■ Task prompt: Take the line containing "Generate a component" as the first line and the line containing "const fmt = (v: number)" as the last, and output that span verbatim without any images.

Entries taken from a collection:
(begin)

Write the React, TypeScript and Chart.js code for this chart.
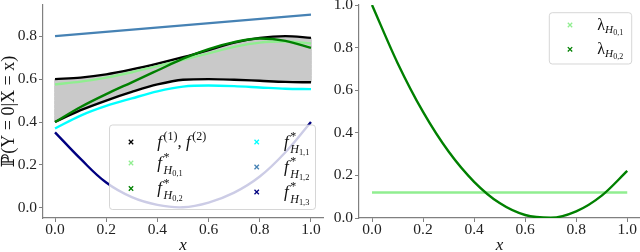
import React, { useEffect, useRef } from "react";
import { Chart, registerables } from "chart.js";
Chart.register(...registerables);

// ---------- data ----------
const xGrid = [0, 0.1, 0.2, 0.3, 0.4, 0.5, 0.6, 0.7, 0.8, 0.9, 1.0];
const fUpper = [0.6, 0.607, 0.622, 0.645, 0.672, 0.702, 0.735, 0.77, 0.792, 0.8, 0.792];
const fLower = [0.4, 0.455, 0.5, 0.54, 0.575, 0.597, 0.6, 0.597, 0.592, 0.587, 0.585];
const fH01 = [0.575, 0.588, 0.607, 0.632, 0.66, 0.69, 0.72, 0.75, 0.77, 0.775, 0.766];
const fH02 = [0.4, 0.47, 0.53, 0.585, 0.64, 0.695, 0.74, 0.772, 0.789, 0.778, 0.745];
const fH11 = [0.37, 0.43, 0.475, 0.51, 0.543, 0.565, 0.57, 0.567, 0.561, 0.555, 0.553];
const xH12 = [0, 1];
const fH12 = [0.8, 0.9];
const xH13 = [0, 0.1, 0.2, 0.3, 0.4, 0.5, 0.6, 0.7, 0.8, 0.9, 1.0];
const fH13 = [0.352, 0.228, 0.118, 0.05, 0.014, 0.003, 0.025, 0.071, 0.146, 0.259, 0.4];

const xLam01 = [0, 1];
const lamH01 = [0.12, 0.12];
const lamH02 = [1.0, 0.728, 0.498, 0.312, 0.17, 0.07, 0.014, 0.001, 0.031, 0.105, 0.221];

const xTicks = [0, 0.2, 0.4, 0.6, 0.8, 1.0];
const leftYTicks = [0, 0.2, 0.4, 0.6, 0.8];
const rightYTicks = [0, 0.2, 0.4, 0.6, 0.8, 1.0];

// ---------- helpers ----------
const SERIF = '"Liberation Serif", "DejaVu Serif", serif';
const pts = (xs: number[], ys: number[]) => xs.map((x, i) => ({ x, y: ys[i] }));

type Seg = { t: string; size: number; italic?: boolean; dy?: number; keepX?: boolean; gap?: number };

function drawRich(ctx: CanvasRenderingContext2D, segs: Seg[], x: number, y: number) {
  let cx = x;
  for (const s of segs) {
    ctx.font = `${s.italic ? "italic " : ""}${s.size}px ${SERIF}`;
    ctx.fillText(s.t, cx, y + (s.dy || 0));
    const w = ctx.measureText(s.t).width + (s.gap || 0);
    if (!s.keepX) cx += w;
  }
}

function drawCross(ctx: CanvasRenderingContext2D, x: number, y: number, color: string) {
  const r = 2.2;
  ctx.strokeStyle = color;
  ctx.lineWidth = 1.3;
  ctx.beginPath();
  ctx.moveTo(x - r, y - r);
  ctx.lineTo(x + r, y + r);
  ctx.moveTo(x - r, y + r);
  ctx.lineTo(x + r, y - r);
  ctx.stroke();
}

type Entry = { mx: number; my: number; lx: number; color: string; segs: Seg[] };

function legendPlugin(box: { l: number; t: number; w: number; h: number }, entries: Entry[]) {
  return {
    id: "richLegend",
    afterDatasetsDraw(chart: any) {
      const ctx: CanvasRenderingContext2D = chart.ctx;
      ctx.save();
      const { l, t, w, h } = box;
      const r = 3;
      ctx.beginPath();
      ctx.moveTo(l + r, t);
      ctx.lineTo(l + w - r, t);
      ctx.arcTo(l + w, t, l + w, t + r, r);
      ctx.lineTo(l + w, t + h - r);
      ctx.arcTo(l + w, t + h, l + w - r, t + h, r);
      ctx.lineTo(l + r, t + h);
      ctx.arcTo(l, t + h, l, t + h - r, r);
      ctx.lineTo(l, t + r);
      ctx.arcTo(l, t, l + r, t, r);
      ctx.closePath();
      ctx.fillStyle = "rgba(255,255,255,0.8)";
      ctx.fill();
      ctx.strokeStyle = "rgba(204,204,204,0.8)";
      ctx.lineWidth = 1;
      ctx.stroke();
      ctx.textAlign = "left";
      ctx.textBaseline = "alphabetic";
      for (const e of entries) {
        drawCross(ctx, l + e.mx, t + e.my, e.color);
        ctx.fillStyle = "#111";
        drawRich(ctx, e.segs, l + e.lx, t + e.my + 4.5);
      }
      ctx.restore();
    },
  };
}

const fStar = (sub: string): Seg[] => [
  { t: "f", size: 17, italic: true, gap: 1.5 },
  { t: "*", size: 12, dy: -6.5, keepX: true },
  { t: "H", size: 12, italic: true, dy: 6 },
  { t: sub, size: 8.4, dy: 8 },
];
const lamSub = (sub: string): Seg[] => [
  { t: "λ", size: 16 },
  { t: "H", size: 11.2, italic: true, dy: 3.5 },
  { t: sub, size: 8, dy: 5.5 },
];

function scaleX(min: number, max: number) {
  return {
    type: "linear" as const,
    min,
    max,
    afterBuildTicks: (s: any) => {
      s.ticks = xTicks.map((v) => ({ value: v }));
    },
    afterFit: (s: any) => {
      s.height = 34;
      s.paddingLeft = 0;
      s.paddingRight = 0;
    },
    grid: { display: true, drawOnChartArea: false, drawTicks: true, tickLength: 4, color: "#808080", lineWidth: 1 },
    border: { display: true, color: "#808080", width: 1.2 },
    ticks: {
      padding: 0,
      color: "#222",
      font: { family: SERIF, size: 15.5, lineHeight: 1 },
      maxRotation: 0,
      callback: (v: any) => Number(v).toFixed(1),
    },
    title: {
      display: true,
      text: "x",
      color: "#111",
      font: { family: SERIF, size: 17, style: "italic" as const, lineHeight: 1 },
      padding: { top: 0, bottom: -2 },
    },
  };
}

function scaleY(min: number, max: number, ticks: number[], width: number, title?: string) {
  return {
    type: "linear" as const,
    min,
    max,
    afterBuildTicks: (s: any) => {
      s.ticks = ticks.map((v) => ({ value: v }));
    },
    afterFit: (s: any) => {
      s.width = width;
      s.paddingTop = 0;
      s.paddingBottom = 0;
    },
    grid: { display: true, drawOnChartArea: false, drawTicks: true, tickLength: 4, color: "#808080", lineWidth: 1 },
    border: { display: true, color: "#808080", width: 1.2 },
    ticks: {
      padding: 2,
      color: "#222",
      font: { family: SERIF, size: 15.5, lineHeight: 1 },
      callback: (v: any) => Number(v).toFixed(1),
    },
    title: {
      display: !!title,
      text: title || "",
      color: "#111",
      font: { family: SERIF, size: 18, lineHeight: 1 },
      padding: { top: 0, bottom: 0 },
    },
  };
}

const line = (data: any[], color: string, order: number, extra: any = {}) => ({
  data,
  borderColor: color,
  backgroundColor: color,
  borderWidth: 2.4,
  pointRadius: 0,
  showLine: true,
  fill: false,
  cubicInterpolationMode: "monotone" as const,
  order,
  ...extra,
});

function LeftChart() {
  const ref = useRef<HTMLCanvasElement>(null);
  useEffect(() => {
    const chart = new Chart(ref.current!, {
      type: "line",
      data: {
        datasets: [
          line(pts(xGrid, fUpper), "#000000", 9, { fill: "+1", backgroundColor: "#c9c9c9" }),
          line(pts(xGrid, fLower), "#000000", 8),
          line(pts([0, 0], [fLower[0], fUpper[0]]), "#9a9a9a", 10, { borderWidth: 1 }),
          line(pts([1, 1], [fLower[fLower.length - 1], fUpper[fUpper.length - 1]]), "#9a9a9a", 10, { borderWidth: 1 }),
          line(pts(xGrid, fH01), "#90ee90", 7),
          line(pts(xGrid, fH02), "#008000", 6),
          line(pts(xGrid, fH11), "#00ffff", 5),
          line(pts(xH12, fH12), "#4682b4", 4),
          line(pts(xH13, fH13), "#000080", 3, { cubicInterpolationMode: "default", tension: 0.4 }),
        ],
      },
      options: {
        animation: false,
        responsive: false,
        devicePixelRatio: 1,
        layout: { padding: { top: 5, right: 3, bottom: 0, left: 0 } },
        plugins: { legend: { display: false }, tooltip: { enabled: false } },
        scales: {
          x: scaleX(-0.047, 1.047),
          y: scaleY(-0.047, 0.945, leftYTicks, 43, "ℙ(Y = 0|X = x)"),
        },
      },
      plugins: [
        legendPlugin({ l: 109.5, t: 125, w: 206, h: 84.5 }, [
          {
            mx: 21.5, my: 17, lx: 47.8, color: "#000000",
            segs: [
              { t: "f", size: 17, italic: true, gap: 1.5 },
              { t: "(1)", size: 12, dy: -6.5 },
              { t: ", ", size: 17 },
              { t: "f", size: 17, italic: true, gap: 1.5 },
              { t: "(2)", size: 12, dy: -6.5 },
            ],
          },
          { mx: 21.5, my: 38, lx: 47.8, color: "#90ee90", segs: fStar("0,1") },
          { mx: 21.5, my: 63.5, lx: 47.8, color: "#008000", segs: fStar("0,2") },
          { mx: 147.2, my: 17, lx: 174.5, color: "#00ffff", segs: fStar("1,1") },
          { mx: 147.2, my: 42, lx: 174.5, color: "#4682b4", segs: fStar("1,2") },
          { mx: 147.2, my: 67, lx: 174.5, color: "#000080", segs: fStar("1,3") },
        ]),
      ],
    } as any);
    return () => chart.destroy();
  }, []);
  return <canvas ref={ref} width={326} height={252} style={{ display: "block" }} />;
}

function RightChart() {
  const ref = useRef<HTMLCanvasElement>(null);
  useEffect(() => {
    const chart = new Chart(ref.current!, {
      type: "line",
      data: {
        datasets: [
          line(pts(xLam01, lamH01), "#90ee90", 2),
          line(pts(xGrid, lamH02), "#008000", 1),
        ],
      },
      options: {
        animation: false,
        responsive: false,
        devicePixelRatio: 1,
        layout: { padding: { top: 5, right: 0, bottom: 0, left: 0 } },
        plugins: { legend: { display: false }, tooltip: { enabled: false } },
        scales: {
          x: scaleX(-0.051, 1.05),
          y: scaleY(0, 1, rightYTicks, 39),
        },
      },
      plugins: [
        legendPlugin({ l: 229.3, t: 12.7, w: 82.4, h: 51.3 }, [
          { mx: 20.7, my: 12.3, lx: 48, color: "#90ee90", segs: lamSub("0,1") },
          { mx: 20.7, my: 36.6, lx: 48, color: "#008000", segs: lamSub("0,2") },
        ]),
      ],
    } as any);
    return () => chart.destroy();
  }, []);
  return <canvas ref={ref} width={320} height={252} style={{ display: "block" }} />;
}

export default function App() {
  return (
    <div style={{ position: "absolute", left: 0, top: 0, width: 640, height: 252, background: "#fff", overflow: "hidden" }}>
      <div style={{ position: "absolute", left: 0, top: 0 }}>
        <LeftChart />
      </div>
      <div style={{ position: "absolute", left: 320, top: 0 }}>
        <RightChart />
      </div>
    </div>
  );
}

(end)
(begin)

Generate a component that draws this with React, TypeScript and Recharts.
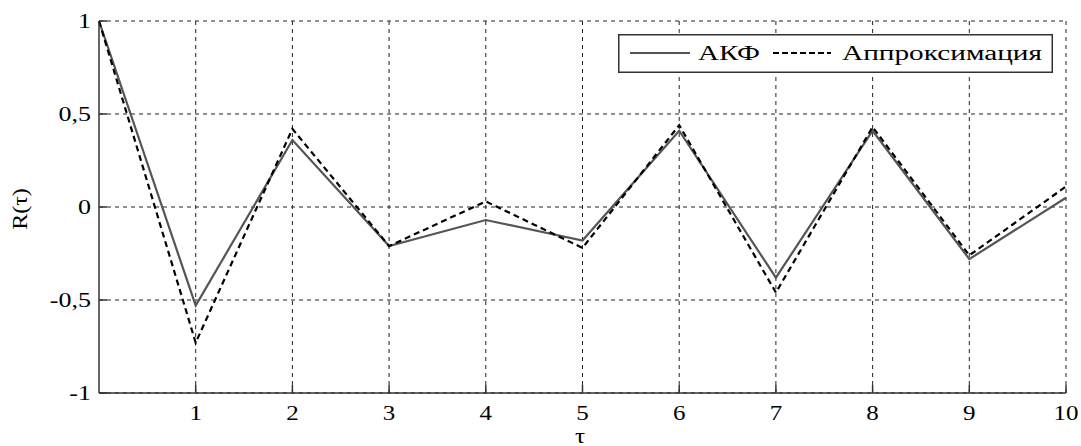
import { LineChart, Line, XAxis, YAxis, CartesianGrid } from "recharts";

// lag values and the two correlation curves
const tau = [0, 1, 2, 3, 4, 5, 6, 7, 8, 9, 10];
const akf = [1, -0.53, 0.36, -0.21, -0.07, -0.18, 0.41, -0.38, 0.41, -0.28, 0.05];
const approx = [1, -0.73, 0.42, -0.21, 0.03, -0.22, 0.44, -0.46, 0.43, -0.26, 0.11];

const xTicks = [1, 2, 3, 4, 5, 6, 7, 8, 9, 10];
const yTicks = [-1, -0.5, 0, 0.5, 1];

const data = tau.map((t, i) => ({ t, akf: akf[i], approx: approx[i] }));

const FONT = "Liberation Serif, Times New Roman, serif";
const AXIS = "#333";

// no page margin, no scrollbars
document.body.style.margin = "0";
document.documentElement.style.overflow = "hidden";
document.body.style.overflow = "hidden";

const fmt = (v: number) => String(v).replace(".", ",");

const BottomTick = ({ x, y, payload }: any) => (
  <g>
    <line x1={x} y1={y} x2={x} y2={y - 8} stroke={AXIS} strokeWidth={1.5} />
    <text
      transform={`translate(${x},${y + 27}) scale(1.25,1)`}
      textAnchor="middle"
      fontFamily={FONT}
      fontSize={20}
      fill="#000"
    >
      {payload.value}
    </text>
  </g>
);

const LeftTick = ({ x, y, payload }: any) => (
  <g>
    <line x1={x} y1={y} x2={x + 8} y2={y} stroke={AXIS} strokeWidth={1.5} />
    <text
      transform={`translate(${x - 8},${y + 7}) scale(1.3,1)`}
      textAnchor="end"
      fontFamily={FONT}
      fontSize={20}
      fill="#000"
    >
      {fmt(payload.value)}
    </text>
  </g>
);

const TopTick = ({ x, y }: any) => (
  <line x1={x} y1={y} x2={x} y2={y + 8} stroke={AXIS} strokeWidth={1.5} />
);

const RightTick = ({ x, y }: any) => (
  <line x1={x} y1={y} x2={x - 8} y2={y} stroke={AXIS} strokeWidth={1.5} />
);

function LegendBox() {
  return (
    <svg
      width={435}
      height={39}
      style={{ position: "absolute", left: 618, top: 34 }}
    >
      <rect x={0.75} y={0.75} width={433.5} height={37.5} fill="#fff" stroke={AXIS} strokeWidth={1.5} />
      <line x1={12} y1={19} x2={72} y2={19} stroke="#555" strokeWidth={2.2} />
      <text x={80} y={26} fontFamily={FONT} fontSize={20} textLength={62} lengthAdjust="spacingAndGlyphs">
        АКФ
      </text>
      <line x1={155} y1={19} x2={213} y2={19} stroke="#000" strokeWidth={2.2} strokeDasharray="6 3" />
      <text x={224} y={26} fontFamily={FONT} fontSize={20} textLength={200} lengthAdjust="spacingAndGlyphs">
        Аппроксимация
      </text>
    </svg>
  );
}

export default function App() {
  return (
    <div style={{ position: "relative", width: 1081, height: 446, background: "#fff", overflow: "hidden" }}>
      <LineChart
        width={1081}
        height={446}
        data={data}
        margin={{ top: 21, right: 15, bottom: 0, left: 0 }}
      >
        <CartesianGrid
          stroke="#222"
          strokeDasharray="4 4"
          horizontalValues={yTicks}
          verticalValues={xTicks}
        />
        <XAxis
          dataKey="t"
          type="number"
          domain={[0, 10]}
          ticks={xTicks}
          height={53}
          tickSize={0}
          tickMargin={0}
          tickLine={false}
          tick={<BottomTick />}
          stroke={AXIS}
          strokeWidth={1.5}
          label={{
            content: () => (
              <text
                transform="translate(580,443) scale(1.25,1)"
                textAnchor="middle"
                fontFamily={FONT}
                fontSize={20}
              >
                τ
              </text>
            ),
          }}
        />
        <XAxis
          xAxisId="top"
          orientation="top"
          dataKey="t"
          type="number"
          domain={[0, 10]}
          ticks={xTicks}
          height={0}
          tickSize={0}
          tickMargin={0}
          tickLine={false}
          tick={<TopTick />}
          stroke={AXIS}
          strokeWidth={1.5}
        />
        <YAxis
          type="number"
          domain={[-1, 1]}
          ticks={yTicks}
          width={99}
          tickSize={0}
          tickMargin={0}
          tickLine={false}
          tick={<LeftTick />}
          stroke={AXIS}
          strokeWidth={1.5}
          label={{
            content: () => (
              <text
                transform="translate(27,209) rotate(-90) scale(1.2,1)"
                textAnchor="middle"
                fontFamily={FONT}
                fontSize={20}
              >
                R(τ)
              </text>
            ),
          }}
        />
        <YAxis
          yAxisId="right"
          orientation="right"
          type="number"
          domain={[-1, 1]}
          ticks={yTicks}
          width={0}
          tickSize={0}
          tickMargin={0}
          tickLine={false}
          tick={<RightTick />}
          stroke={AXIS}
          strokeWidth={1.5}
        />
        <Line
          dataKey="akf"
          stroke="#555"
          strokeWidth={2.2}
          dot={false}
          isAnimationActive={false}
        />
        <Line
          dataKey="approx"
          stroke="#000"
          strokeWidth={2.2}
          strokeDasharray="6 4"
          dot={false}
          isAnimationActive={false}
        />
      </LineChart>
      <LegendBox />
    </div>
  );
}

(end)

■ Answer to this problem:
Generate a component that draws this with React, TypeScript and Recharts.
import { LineChart, Line, XAxis, YAxis, CartesianGrid } from "recharts";

// lag values and the two correlation curves
const tau = [0, 1, 2, 3, 4, 5, 6, 7, 8, 9, 10];
const akf = [1, -0.53, 0.36, -0.21, -0.07, -0.18, 0.41, -0.38, 0.41, -0.28, 0.05];
const approx = [1, -0.73, 0.42, -0.21, 0.03, -0.22, 0.44, -0.46, 0.43, -0.26, 0.11];

const xTicks = [1, 2, 3, 4, 5, 6, 7, 8, 9, 10];
const yTicks = [-1, -0.5, 0, 0.5, 1];

const data = tau.map((t, i) => ({ t, akf: akf[i], approx: approx[i] }));

const FONT = "Liberation Serif, Times New Roman, serif";
const AXIS = "#333";

// no page margin, no scrollbars
document.body.style.margin = "0";
document.documentElement.style.overflow = "hidden";
document.body.style.overflow = "hidden";

const fmt = (v: number) => String(v).replace(".", ",");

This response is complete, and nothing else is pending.